The largest reason for this sorry state of affairs is a pervasive myth about the P value. Specifically, that it corresponds to the probability that the null hypothesis -- the idea that there is no significant difference between specified populations or study groups -- is true. For example, common thinking suggests that a P value of 0.05 equates to a five percent chance that the null hypothesis is true and thus a 95% chance that the claim is correct. This is false.
"This is, without a doubt, the most pervasive and pernicious of the many misconceptions about the P value," Goodman says. "It perpetuates the false idea that the data alone can tell us how likely we are to be right or wrong in our conclusions." It's like flipping a coin four times, observing four heads (a probability of .125) and concluding that the likelihood of the coin being fair is just 12.5%, he adds.

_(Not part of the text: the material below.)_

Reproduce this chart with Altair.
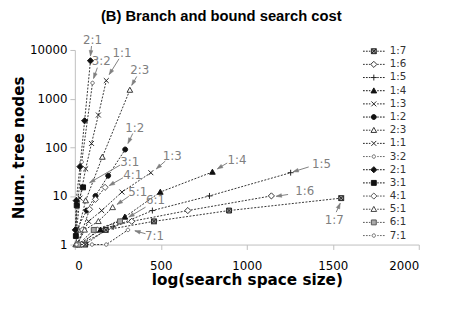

But that's simply not a conclusion that can be drawn from the data.
In actuality, as David Colquhoun demonstrated in 2014, the arbitrary level of significance of 0.05 actually produces incorrect results at least 30 percent of the time! He recommends raising the standards for statistical significance. Only results with a P value lower than 0.001 should be labeled discoveries.
Other scientists would prefer to ditch P values altogether. Last year, a psychology journal banned their use. The vacancy leaves room for statisticians to come up with new methods for gleaning scientific results. Odds are, they'll come up with something, but getting scientists to adopt new methods will be a much taller task.